Here in Chicago, however–in spite of postponement of the St. Patrick’s Day parades–we are mostly chill, for now. Just stocking up on hand sanitizer, bumping elbows, and going about our business. So it was that on Tuesday, League of Chicago Theatres executive director Deb Clapp issued a statement to “reassure our patrons that all of Chicago’s theatres remain open for business.”
Clapp said the League is monitoring developments and is “sharing safeguards and best practices,” while member theaters are increasing cleaning, supplying hand sanitizers, and “encouraging audience members who are sick to stay home.”
That came after the University of Chicago limited university-sponsored events to no more than 100 people, prompting its resident theater company, Court Theatre, to “cap” audiences for any performance of the production it’s opening this week of Henrik Ibsen’s The Lady from the Sea. According to a statement from artistic director Charles Newell and executive director Angel Ysaguirre, Court is also wiping down “seats and surfaces with disinfectant after every performance” and encouraging ill patrons to stay home. Tickets will be exchanged.
Chicago Humanities Festival events are continuing as scheduled; so are concerts at Symphony Center, which reported no noticeable drop in attendance or ticket sales, and “no changes of the concert schedule at this time.” An Art Institute spokesperson said that so far, attendance “has been meeting projections”; apart from boosting the museum’s number of sanitizer stations, no changes have been made.

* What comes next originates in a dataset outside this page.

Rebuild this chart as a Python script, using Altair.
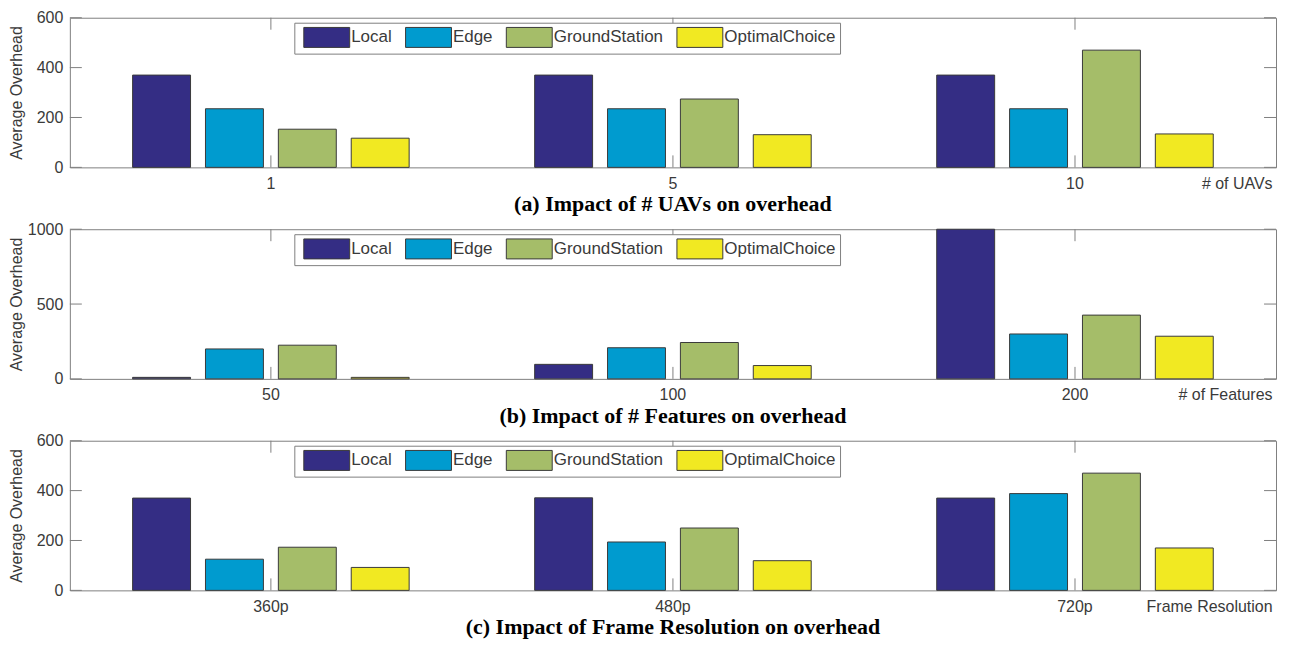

And at Lyric Opera, where years of work and a major investment are due to culminate in an event designed to draw an international audience–three full rounds of Richard Wagner’s mammoth four-opera Ring Cycle, plus related programming–a spokesperson said “everything’s in rehearsal.” It’s scheduled for April 13 to May 3.
On Wednesday, Northwestern University’s Block Museum canceled events between March 13 and April 15, though its galleries will remain open.